These two delicate bifolia are characteristic of Vrelant’s style. On the Visitation leaf, Mary embraces her cousin Elizabeth, both of them pregnant, outside a city gate set within a hilly landscape. Mary carries Jesus and Elizabeth bears John the Baptist. In the miniature, Mary clasps her cousin’s hand with a gentle smile, while Elizabeth, one hand pressed to her swelling belly, responds to the stirring within. The Annunciation to the Shepherds unfolds in an open countryside, with distant views of a medieval town reminiscent of those found in Vrelant’s own surroundings. The shepherds were tending their flocks in the fields near Bethlehem when an angel suddenly appeared to announce the birth of the Savior. Immediately afterward, a great multitude of angels joined in triumphant praise: “Gloria in excelsis Deo” (Glory to God in the highest heaven), rendered here on the unfurled banderole. The leaves come from a now disassembled Book of Hours made in Bruges. The Italianate script suggests that the book was probably intended for an Italian or Iberian clientele. Vrelant is known to have worked for prominent foreign patrons such as Juana Enriquez (consort of King Juan II of Aragon) and the Genoese nobleman Paolo Battista Spinola. His circle also produced manuscripts for Italian clients, including four Books of Hours now in the Walters Art Museum (MSS W. 177, 179, 180, 183).
Notable here is the use of grisaille, a painting technique built on varying shades of gray. Originating with Giotto’s sculpture-like figures of Virtues and Vices in the Scrovegni Chapel, grisaille was adopted by French illuminators later in the fourteenth century and finally reached full development in the Southern Netherlands in the fifteenth century, exemplified in the outer panels of the Ghent Altarpiece by Hubert and Jan van Eyck. The interest in grisaille extended to Vrelant’s circle, and Philip the Good commissioned several grisaille manuscripts from him in the 1450s and 1460s. The present leaves demonstrate a rhythmic handling of the technique: while the draperies and much of the landscape are rendered in grayscale, other areas remain in full color. The subdued monochrome is enlivened by passages of richly saturated colors, most notably deep ultramarines, sumptuous burgundy reds, and warm fleshy magentas characteristic of Vrelant and his circle. A group of surviving Books of Hours features comparable semi-grisaille miniatures and borders—for example, the Hours of Jacques de Brégilles (London, British Library, Yates Thompson MS 4) likely by Vrelant’s own hand, as well as two others from his circle (Baltimore, Walters Art Museum MS W. 180, New York, Morgan Library MS M.25).
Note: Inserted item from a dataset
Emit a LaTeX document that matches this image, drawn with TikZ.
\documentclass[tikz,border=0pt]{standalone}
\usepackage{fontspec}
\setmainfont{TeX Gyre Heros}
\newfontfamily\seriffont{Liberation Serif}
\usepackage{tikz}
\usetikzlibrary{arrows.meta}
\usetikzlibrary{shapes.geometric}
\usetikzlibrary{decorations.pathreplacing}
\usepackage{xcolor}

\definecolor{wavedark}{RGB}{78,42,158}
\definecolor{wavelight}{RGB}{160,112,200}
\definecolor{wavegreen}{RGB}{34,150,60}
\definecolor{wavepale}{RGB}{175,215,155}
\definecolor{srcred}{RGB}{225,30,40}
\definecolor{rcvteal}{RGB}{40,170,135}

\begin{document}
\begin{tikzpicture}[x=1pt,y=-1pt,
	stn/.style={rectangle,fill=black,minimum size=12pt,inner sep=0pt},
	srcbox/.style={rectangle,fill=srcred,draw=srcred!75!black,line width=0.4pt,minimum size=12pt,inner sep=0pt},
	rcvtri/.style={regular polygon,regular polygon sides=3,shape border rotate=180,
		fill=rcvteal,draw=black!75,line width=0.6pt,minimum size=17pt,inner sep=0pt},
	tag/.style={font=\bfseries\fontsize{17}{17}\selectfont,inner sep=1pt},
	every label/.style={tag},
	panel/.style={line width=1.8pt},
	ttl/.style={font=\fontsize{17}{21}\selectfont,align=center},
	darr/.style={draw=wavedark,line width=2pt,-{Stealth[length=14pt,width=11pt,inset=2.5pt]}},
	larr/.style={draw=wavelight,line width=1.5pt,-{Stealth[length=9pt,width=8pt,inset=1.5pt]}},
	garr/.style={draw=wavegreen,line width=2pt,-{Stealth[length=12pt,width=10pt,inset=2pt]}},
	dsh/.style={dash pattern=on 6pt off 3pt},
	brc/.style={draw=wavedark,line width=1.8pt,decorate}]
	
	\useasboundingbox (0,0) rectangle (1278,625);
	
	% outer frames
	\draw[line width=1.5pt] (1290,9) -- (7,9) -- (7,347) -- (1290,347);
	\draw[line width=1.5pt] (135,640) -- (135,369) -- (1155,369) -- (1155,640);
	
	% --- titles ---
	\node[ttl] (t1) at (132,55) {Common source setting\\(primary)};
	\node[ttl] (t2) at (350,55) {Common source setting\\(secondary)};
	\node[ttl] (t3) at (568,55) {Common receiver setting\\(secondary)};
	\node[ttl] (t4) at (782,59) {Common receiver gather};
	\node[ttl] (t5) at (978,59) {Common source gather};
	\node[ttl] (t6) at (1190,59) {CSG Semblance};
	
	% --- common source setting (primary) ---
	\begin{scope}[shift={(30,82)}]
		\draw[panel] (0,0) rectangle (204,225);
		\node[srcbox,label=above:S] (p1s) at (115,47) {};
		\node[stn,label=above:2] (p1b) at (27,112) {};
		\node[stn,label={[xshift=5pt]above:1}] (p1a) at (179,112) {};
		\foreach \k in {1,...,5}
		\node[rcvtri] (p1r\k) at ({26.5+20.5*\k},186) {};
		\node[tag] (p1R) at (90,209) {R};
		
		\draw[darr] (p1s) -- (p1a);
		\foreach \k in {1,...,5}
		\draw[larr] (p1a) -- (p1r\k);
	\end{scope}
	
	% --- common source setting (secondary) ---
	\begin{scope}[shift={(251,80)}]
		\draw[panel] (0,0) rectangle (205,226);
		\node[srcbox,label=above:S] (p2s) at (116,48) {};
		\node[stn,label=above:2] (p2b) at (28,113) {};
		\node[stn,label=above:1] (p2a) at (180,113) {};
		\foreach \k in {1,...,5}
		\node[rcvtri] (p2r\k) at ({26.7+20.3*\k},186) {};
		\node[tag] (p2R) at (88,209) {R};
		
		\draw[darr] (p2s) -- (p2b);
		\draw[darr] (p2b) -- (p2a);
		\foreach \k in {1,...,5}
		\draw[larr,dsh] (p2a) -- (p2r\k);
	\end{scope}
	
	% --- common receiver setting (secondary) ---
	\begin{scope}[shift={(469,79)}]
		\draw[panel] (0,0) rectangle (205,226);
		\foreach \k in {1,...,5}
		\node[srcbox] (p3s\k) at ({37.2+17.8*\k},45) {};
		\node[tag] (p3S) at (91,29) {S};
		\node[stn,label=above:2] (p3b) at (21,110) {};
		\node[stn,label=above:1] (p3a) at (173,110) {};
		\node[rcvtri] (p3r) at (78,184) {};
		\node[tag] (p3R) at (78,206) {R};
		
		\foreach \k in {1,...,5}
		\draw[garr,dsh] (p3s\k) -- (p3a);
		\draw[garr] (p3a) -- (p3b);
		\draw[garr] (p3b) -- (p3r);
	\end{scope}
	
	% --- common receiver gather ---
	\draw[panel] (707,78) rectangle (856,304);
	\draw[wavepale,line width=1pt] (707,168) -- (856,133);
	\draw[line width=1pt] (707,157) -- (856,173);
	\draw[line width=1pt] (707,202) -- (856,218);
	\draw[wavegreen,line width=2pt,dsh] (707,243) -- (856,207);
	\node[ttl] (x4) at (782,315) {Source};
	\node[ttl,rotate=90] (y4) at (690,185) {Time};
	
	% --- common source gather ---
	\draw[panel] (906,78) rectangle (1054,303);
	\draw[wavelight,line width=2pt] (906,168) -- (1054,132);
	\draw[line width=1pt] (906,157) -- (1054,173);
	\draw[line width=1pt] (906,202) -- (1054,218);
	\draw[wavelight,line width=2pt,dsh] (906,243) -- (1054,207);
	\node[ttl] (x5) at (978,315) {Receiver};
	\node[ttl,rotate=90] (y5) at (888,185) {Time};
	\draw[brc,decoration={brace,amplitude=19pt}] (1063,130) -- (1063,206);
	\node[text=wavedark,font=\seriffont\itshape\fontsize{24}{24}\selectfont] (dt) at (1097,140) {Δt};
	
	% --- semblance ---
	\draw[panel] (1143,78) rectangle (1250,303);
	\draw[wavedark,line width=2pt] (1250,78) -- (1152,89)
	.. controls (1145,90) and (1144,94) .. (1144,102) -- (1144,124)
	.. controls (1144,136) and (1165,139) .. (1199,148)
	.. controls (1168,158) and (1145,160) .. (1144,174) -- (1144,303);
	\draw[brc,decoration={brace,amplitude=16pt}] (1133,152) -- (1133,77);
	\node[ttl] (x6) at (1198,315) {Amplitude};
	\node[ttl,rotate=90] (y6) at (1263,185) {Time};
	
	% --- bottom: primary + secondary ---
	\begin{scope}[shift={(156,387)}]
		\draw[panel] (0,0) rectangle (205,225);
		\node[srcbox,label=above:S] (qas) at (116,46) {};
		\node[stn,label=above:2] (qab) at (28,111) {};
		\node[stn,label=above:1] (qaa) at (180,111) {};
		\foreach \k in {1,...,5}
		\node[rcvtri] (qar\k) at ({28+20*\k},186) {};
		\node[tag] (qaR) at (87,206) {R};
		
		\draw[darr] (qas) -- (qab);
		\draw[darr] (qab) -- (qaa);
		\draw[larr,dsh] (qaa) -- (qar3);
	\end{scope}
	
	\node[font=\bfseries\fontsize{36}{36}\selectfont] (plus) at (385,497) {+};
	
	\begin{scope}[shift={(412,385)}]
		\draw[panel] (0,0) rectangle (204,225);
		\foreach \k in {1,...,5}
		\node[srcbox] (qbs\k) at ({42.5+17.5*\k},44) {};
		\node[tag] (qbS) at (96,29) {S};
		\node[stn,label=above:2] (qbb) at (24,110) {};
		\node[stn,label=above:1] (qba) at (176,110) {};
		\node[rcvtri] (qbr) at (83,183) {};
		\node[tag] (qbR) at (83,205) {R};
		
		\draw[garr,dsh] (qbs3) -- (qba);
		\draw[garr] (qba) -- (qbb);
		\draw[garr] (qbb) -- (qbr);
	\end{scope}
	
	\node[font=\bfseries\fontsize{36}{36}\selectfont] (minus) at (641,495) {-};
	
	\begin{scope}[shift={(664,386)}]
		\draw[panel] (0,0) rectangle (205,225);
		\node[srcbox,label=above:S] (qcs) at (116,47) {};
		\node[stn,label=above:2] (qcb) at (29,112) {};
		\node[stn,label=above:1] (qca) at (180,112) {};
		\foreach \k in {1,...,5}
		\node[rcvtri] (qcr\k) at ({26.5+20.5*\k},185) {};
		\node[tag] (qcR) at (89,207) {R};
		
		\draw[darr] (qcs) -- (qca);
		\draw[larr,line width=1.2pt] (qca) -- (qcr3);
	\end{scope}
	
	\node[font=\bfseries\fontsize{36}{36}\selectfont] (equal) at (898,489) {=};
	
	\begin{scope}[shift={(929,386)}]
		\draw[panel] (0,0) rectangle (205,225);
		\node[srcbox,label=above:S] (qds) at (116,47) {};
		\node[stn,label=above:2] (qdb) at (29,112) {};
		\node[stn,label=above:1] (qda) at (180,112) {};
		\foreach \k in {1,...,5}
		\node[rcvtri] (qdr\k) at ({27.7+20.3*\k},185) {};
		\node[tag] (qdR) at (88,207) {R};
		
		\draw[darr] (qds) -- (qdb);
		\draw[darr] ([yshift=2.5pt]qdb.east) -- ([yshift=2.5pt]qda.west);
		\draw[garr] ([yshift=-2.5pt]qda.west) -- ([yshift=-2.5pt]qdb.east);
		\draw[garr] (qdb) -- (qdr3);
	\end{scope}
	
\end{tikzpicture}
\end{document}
The two Vrelant miniatures in the Brégilles Hours closely parallel the present leaves in their ornate foliate borders with whimsical drolleries and birds.
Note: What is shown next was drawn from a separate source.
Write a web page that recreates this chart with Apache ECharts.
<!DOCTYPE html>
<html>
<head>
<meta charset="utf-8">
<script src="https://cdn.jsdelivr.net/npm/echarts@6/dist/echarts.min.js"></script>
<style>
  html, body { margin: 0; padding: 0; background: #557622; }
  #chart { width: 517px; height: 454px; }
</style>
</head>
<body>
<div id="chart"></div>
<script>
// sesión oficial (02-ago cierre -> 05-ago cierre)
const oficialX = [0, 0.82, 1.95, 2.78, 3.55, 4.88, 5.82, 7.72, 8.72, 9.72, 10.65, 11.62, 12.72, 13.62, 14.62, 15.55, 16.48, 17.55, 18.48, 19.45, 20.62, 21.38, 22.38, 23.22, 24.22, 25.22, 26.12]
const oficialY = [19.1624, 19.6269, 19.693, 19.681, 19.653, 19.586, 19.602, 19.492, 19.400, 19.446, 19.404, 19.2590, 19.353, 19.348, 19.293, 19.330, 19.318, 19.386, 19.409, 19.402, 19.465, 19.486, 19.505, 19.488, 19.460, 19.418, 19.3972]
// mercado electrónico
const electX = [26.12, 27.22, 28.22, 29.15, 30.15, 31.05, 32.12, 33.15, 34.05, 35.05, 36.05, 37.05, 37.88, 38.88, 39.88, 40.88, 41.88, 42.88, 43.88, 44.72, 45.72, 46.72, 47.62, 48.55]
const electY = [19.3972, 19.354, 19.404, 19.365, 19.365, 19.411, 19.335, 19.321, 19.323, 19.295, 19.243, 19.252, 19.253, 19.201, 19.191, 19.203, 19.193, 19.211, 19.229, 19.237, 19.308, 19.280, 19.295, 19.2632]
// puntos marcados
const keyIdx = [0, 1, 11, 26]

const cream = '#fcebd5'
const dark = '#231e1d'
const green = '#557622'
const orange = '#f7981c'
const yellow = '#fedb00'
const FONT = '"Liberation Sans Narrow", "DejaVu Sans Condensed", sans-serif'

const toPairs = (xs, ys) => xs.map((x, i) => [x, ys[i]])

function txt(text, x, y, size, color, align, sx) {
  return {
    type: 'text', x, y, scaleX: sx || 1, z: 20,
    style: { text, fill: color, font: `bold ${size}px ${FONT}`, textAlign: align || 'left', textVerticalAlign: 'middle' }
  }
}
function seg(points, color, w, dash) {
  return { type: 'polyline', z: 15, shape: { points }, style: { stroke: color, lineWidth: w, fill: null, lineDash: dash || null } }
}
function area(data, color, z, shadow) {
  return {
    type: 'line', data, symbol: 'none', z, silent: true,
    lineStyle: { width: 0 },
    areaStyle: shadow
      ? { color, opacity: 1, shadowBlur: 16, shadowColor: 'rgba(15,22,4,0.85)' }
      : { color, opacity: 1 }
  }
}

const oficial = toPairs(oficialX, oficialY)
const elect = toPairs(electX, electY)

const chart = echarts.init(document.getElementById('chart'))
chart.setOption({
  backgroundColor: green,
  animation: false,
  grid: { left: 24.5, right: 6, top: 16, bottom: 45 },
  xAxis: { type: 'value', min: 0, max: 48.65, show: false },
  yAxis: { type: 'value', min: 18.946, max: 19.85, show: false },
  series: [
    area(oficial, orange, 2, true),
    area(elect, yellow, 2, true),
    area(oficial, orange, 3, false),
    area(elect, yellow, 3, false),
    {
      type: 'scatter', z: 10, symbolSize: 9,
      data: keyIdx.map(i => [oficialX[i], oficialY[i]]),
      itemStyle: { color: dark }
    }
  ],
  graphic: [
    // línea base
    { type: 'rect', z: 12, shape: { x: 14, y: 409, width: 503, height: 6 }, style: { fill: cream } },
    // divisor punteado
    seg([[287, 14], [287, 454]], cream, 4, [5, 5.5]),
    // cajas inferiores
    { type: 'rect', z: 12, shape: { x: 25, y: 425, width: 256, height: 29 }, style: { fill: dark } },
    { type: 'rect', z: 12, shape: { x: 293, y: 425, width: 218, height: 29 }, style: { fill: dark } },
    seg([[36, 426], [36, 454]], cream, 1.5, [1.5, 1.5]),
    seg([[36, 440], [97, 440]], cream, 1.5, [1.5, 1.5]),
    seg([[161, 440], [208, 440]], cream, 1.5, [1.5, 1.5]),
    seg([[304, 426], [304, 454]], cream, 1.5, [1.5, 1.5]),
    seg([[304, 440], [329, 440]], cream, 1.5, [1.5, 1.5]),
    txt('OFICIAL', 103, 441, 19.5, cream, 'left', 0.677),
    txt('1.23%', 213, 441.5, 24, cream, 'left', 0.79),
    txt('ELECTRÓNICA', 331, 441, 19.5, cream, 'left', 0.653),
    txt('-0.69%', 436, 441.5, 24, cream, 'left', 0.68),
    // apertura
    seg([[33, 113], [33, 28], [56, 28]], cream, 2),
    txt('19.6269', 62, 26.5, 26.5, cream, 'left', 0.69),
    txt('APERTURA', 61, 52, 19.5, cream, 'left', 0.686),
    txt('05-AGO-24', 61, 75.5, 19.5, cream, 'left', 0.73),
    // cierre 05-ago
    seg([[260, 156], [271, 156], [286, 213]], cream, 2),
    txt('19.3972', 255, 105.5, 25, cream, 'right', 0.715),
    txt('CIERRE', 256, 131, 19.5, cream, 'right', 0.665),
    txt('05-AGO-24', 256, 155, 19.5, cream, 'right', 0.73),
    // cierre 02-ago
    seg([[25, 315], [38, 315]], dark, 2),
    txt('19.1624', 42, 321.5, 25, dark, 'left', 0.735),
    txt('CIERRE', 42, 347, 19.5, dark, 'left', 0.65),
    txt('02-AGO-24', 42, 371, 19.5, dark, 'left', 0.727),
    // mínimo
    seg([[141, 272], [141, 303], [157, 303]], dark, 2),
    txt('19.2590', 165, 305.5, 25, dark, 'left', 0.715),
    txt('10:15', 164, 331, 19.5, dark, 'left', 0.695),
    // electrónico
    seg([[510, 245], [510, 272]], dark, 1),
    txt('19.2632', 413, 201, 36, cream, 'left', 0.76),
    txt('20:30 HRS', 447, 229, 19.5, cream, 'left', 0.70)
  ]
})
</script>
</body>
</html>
On an intimate scale, Vrelant’s work evokes Bruges panel paintings of his day, and he is credited with introducing new compositions and iconography drawn from earlier and contemporary painters such as Jan van Eyck and Hans Memling. Vrelant would have known Memling personally: in 1478 he commissioned from the celebrated painter a pair of wings for a retable made for the guild of Saint John the Evangelist. The painting, now lost, presumably featured Vrelant and his wife Mary as donor figures. The present miniatures also bear subtle connections with Memling. Note the meandering landscape with a remarkable sense of depth as well as the elaborate architectural details, reminiscent of Memling’s Saint Christopher and Saint Stephen panels and Scenes from the Passion of Christ. Both aspects were extensively reinterpreted by Vrelant in one of his most important works, the Chroniques de Hainaut (Brussels, KBR, MS 9243, e.g., ff. 60, 64, 134v).